Les critiques contre la viande deviennent plus courantes dans les médias, notamment à la faveur de livres remettant en cause sa consommation. "Parler d'abolition de la viande reste très difficile", estime pourtant Brigitte Gothière de L214. Ce discours reste perçu comme radical en France, estime la responsable de cette association de défense des animaux, qui coorganise un défilé à Paris, samedi 29 janvier.
"Manger de la viande tue." Les Inrocks n'a pas été le premier média à s'intéresser à la critique de la viande, mais sa couverture de son numéro du 18 janvier a marqué par son ton, sans nuance. C'est surtout un symbole d'un changement d'ambiance autour du thème de la société carnivore.
Il est en partie dû au succès du livre du romancier américain Jonathan Safran Foer - Faut-il manger des animaux ? - assez largement relayé dans les médias. Cet essai vient lui aussi après d'autres ouvrages, comme Bidoche, du journaliste Fabrice Nicolino, paru en 2009 avec le sous-titre : "L'industrie de la viande menace la planète." (voir le chat avec Fabrice Nicolino, vendredi 28 janvier à 12 heures, sur Le Monde.fr)
L'ARGUMENT DES ANIMAUX
"Le livre de Jonathan Safran Foer est un témoignage mais il ne présente pas de conclusion. La semaine d'abolition de la viande présente une vision du monde, qui montre qu'on peut se passer de viande", estime Brigitte Gothière. "Nous disons : les animaux sont sensibles. Nous n'avons pas besoin de les exploiter pour vivre en bonne santé. Donc... prenons en compte le fait que nous n'avons pas le droit de les faire souffrir et de les tuer, simplement parce qu'ils sont d'une espèce différente de la nôtre." Ces arguments fondés sur la défense des animaux restent assez difficiles à faire passer en France. Et la critique de la viande a notamment progressé quand a émergé un argument plus écologiste, de défense de la planète : l'élevage industriel est responsable de beaucoup d'émissions de gaz à effets de serre, et le niveau de consommation de viande que nous avons dans les sociétés occidentales n'est pas généralisable.
"On entend de plus en plus de critiques de la viande, analyse Brigitte Gothière, mais sous l'angle : 'Il faudrait en manger moins'. Parmi les raisons avancées, on trouve souvent des arguments écologistes, ou un souhait d'élevages moins industriels ou un souci pour sa santé : la viande est tenue pour responsable de cancer et de hausses de cholesterol, à haute dose, mais aussi d'affaiblir l'efficacité des antibiotiques, ainsi que de faire émerger des maladies comme la grippe aviaire."
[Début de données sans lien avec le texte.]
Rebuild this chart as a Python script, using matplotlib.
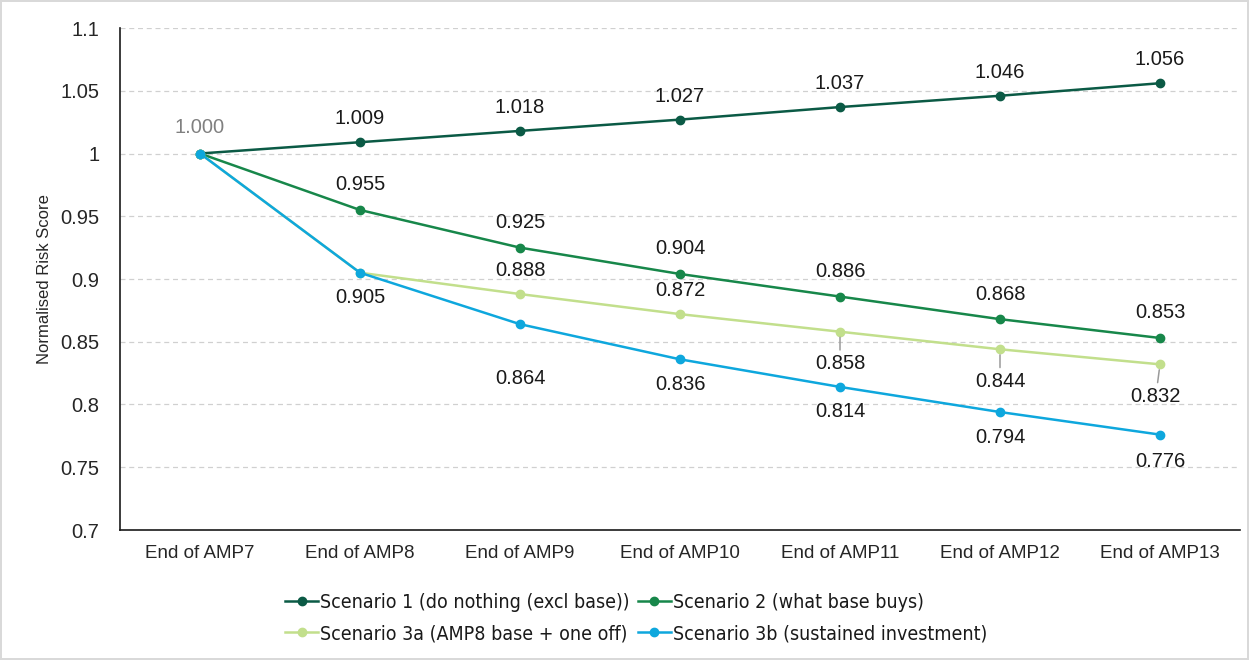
import matplotlib
matplotlib.use("Agg")
import matplotlib.pyplot as plt
import numpy as np

categories = ["End of AMP7", "End of AMP8", "End of AMP9", "End of AMP10",
              "End of AMP11", "End of AMP12", "End of AMP13"]
scenario_1 = [1.000, 1.009, 1.018, 1.027, 1.037, 1.046, 1.056]
scenario_2 = [1.000, 0.955, 0.925, 0.904, 0.886, 0.868, 0.853]
scenario_3a = [1.000, 0.905, 0.888, 0.872, 0.858, 0.844, 0.832]
scenario_3b = [1.000, 0.905, 0.864, 0.836, 0.814, 0.794, 0.776]
y_ticks = [0.7, 0.75, 0.8, 0.85, 0.9, 0.95, 1, 1.05, 1.1]
y_tick_labels = ["0.7", "0.75", "0.8", "0.85", "0.9", "0.95", "1", "1.05", "1.1"]

names = ["Scenario 1 (do nothing (excl base))", "Scenario 2 (what base buys)",
         "Scenario 3a (AMP8 base + one off)", "Scenario 3b (sustained investment)"]
colors = ["#0b5a45", "#17874a", "#c2df8c", "#0ea7dd"]

plt.rcParams["font.family"] = ["Liberation Sans", "DejaVu Sans"]

fig = plt.figure(figsize=(12.49, 6.6), dpi=100)
fig.patch.set_edgecolor("#d9d9d9")
fig.patch.set_linewidth(1.5)
ax = fig.add_axes([120 / 1249, 1 - 530 / 660, 1120 / 1249, 502 / 660])

x = np.arange(len(categories))
series = [scenario_1, scenario_2, scenario_3a, scenario_3b]
handles = []
for vals, name, col, z in zip(series, names, colors, [3, 3, 3, 4]):
    h, = ax.plot(x, vals, color=col, lw=1.8, marker="o", ms=6, label=name, zorder=z)
    handles.append(h)

ax.set_xlim(-0.5, len(categories) - 0.5)
ax.set_ylim(0.7, 1.1)
ax.set_yticks(y_ticks)
ax.set_yticklabels(y_tick_labels)
ax.set_xticks(x)
ax.set_xticklabels(categories)
ax.tick_params(axis="x", length=0, labelsize=13.5, colors="#262626", pad=11)
ax.tick_params(axis="y", length=0, labelsize=14.5, colors="#262626", pad=15)
ax.grid(axis="y", color="#d0d0d0", ls=(0, (4, 3)), lw=0.9)
ax.set_axisbelow(True)
for s in ["top", "right"]:
    ax.spines[s].set_visible(False)
for s in ["left", "bottom"]:
    ax.spines[s].set_color("#1a1a1a")
    ax.spines[s].set_linewidth(1.2)
ax.set_ylabel("Normalised Risk Score", fontsize=12, color="#262626", labelpad=6)

lab_kw = dict(textcoords="offset points", ha="center", va="center",
              fontsize=14.5, color="#1a1a1a")

# value labels: offsets in points (positive = above)
ax.annotate(f"{scenario_3b[0]:.3f}", (0, scenario_3b[0]), xytext=(0, 19),
            **{**lab_kw, "color": "#808080"})
for i in range(1, len(x)):
    ax.annotate(f"{scenario_1[i]:.3f}", (i, scenario_1[i]), xytext=(0, 17), **lab_kw)
    ax.annotate(f"{scenario_2[i]:.3f}", (i, scenario_2[i]), xytext=(0, 18), **lab_kw)

sc3b_off = [None, -18, -39, -18, -18, -18, -19]
for i in range(1, len(x)):
    ax.annotate(f"{scenario_3b[i]:.3f}", (i, scenario_3b[i]), xytext=(0, sc3b_off[i]), **lab_kw)

sc3a_off = [None, None, 17, 17, -23, -23, -23]
for i in range(2, len(x)):
    if sc3a_off[i] > 0:
        ax.annotate(f"{scenario_3a[i]:.3f}", (i, scenario_3a[i]), xytext=(0, sc3a_off[i]), **lab_kw)
    else:
        dx = -3 if i == 6 else 0
        ax.annotate(f"{scenario_3a[i]:.3f}", (i, scenario_3a[i]), xytext=(dx, sc3a_off[i]),
                    arrowprops=dict(arrowstyle="-", color="#9a9a9a", lw=1.1,
                                    shrinkA=1, shrinkB=4),
                    **lab_kw)

# legend filled row by row
order = [0, 2, 1, 3]
leg = fig.legend(handles=[handles[k] for k in order], loc="center",
                 bbox_to_anchor=(636 / 1249, 1 - 618 / 660),
                 ncol=2, frameon=False, handlelength=1.7, handletextpad=0.1,
                 columnspacing=0.4, labelspacing=0.62,
                 prop={"family": ["DejaVu Sans"], "stretch": "condensed", "size": 14})
for t in leg.get_texts():
    t.set_color("#1a1a1a")

fig.savefig("out.png", dpi=100)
Les partisans de la semaine d'abolition de la viande ont mené des actions dans plusieurs villes françaises cette semaine, souvent des tractages et des initiatives plutôt modestes. Lors de la manifestation parisienne, samedi à 14 heures, les organisateurs ont choisi un code couleur qui en dit long sur leur stratégie pour faire passer leurs arguments : les "tonalités lugubres" quand il évoque les animaux tués et les tonalités "chaleureuses et festives" parce que "l'abolition de la viande, c'est pas la mort".